Much of the racketeering conspiracy count against Salah involved the same alleged wrongdoing for which he was jailed in Israel. The double jeopardy rule against trying a defendant twice on the same charge did not apply in Salah's case because his conviction was in a foreign court.

The star witnesses against him at his trial in Chicago were members of the Israeli security service, who testified under aliases in a cleared courtroom out of concern about possible reprisals by Hamas sympathizers.

After delivering their verdict, jurors refused to discuss why they decided to acquit Salah and Ashqar of racketeering.

But St. Eve told the court that she had spoken with the jurors and they believed the testimony of the Israeli security agents. But she said the jurors also believed that Salah had withdrawn from the conspiracy.
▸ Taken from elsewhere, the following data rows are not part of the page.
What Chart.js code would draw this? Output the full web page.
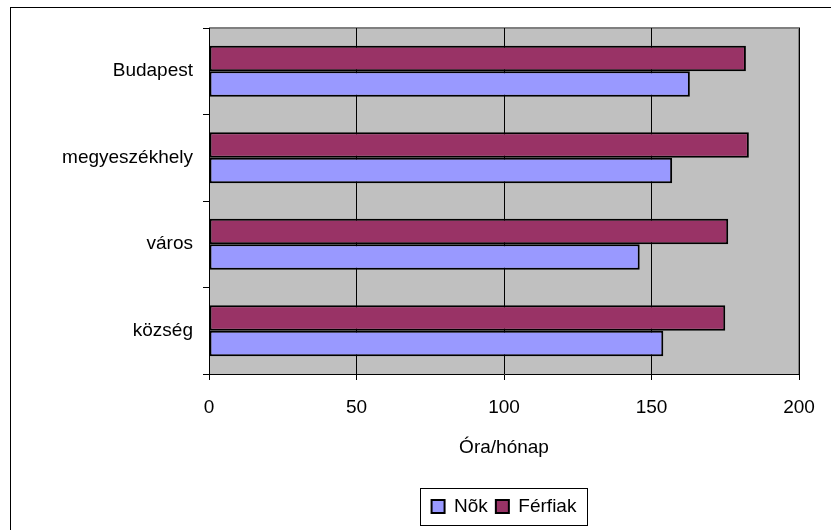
<!DOCTYPE html>
<html>
<head>
<meta charset="utf-8">
<script src="https://cdn.jsdelivr.net/npm/chart.js@4/dist/chart.umd.min.js"></script>
<style>
  html, body { margin: 0; padding: 0; background: #fff; }
  #wrap { width: 831px; height: 530px; position: relative; }
</style>
</head>
<body>
<div id="wrap"><canvas id="myChart" width="831" height="530"></canvas></div>
<script>
const categories = ['Budapest', 'megyeszékhely', 'város', 'község'];
const ferfiak = [182, 183, 176, 175];
const nok = [163, 157, 146, 154];
const xTicks = [0, 50, 100, 150, 200];

const FONT = 'Liberation Sans, Arial, sans-serif';

// gray plot background + outer frame + legend box
const decor = {
  id: 'decor',
  beforeDraw(chart) {
    const { ctx, chartArea: a } = chart;
    ctx.save();
    ctx.fillStyle = '#fff';
    ctx.fillRect(0, 0, chart.width, chart.height);
    ctx.strokeStyle = '#000';
    ctx.lineWidth = 1;
    ctx.strokeRect(10.5, 7.5, 840, 540);
    ctx.fillStyle = '#C0C0C0';
    ctx.fillRect(a.left, a.top, a.right - a.left, a.bottom - a.top);
    ctx.strokeStyle = '#808080';
    ctx.lineWidth = 2;
    ctx.beginPath();
    ctx.moveTo(a.left, a.top);
    ctx.lineTo(a.right, a.top);
    ctx.lineTo(a.right, a.bottom);
    ctx.stroke();
    ctx.restore();
  },
  afterDraw(chart) {
    const boxes = chart.legend.legendHitBoxes;
    if (!boxes || !boxes.length) return;
    const l = Math.min(...boxes.map((b) => b.left));
    const r = Math.max(...boxes.map((b) => b.left + b.width));
    const t = Math.min(...boxes.map((b) => b.top));
    const b = Math.max(...boxes.map((bx) => bx.top + bx.height));
    const { ctx } = chart;
    ctx.save();
    ctx.strokeStyle = '#000';
    ctx.lineWidth = 1;
    ctx.strokeRect(Math.round(l - 12) + 0.5, Math.round(t - 9) + 0.5, Math.round(r - l + 22), Math.round(b - t + 18));
    ctx.restore();
  },
};

const config = {
  type: 'bar',
  data: {
    labels: categories,
    datasets: [
      {
        label: 'Férfiak',
        data: ferfiak,
        backgroundColor: '#993366',
        borderColor: '#000',
        borderWidth: 2,
        borderSkipped: false,
        categoryPercentage: 0.59,
        barPercentage: 1,
      },
      {
        label: 'Nõk',
        data: nok,
        backgroundColor: '#9999FF',
        borderColor: '#000',
        borderWidth: 2,
        borderSkipped: false,
        categoryPercentage: 0.59,
        barPercentage: 1,
      },
    ],
  },
  options: {
    indexAxis: 'y',
    responsive: false,
    animation: false,
    layout: {
      padding: { left: 10, right: 32, top: 28, bottom: 4 },
    },
    plugins: {
      tooltip: { enabled: false },
      legend: {
        position: 'bottom',
        fullSize: false,
        reverse: true,
        labels: {
          color: '#000',
          font: { size: 19, family: FONT },
          boxWidth: 13,
          boxHeight: 13,
          padding: 8,
        },
      },
    },
    scales: {
      x: {
        min: 0,
        max: 200,
        afterBuildTicks: (scale) => {
          scale.ticks = xTicks.map((v) => ({ value: v }));
        },
        afterFit: (scale) => {
          scale.height = 115;
        },
        ticks: {
          color: '#000',
          font: { size: 19, family: FONT },
          padding: 16,
          maxRotation: 0,
        },
        grid: {
          color: '#000',
          lineWidth: 1,
          tickLength: 6,
        },
        border: { color: '#000', width: 1 },
        title: {
          display: true,
          text: 'Óra/hónap',
          color: '#000',
          font: { size: 19, family: FONT },
          padding: { top: 0, bottom: 30 },
        },
      },
      y: {
        afterFit: (scale) => {
          scale.width = 199;
        },
        ticks: {
          color: '#000',
          font: { size: 19, family: FONT },
          padding: 10,
        },
        grid: {
          color: '#000',
          drawOnChartArea: false,
          tickLength: 6,
        },
        border: { color: '#000', width: 1 },
      },
    },
  },
  plugins: [decor],
};

const ctx = document.getElementById('myChart').getContext('2d');
new Chart(ctx, config);
</script>
</body>
</html>
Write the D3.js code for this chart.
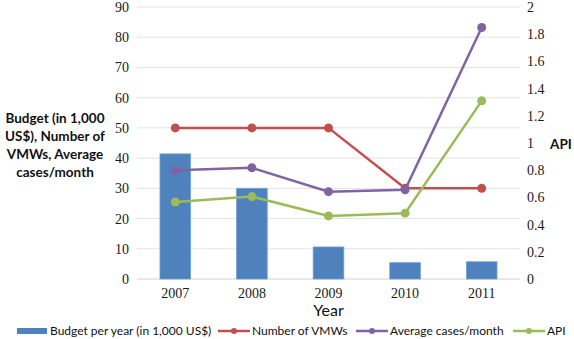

She declined to stiffen Salah's sentence on the grounds that he had been involved in terrorist activity saying he had been acquitted of the charge. "I also think it is significant that on the conduct (terrorism) he has already served five years in Israel," she said.

Deutsch said he would decide in the next few days whether to appeal.

"I don't see any reason to send this guy to prison," Deutsch said. "But when the government is jumping up and down and asking for 10 years, it's difficult."

Federal prosecutors declined to comment.

In an emotional, arm-waving appeal for leniency that lasted more than an hour, Deutsch told St. Eve that sending Salah to prison would send the wrong message and would seem unfair to Chicago's Muslim community.

St. Eve said, however, that the sentence "has nothing to do with the fact that Mr. Salah is a Muslim and comes from the Muslim community."

"The message to the community is that you cannot lie in a court of law," St. Eve said.